2. Le samedi 1 juin 2019, 15:10 par Philalethe
Quand j'ai lu cette greguería, j'ai immédiatement pensé au musée créationniste américain ! https://arkencounter.com/

jeudi 30 mai 2019

Greguería n° 53

" Los ojos negros nos permitirán penetrar en ellos, pero los azules nos tendrán siempre a la puerta."
" Les yeux noirs nous permettront toujours de pénétrer en eux, mais les yeux bleus nous laisseront toujours sur le seuil."

mercredi 29 mai 2019

Greguería n° 52

" El ciervo es el hijo del rayo y del árbol."
" Le cerf est le fils de la foudre et de l'arbre."

mardi 28 mai 2019

Greguería n° 51

" El capullo comienza como un corazón, y acaba estallando como un aneurisma. "
" Le bourgeon commence comme un coeur et finit en éclatant comme un anévrisme. "

Commentaires

1. Le mercredi 29 mai 2019, 18:17 par gerardgrig
Cette gregueria est assez flaubertienne.

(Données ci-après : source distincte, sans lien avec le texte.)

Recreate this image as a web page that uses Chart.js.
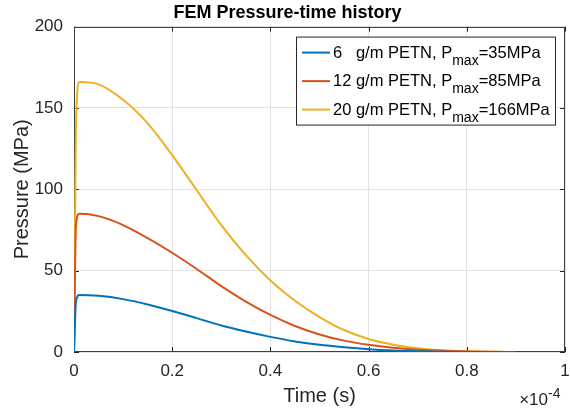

À la poésie bucolique, elle mêle une angoisse sur sa fin, de rentier instruit des choses de la médecine. On pense à Bouvard et à Pécuchet. Mais Ramón évoque un accident généralement associé à des parties nobles du corps. Il n'évoque pas les infections purulentes de parties plus prosaïques.

lundi 27 mai 2019

Greguería n° 50


" La B es el ama de cría del alfabeto."
" Le B est la nourrice de l'alphabet."

Commentaires

1. Le samedi 1 juin 2019, 17:25 par gerardgrig
Ramón était un peu kabbaliste et numérologue. Il s'intéressait à la magie et à la superstition de la culture méditerranéenne. Il y a un côté para-normal, métapsychique, dans les greguerias, parce qu'elles nous font entrer dans d'autres dimensions. Ici Ramón livre une bribe d'abécédaire Le B représente les deux seins de la nourrice. Il me semble que le Beith de la Kabbale va dans ce sens, avec la nourrice en moins.
2. Le lundi 3 juin 2019, 16:47 par gerardgrig
Ramón aurait pu être soupçonné de marranisme par l'Inquisition, comme Cervantes et Thérèse d'Avila. L'Inquisition était encore active à l'époque de Goya. Il y a un tableau de lui, "Autodafé de l'Inquisition".
3. Le lundi 10 juin 2019, 11:24 par Philalethe
Il voit les majuscules comme des hiéroglyphes.

dimanche 26 mai 2019

Greguería n° 49


" El Cid se hacía un nudo en la barba para acordarse de los que tenía que desafiar."
" Le Cid se faisait un noeud à la barbe pour se rappeler de ceux qu'il devait défier."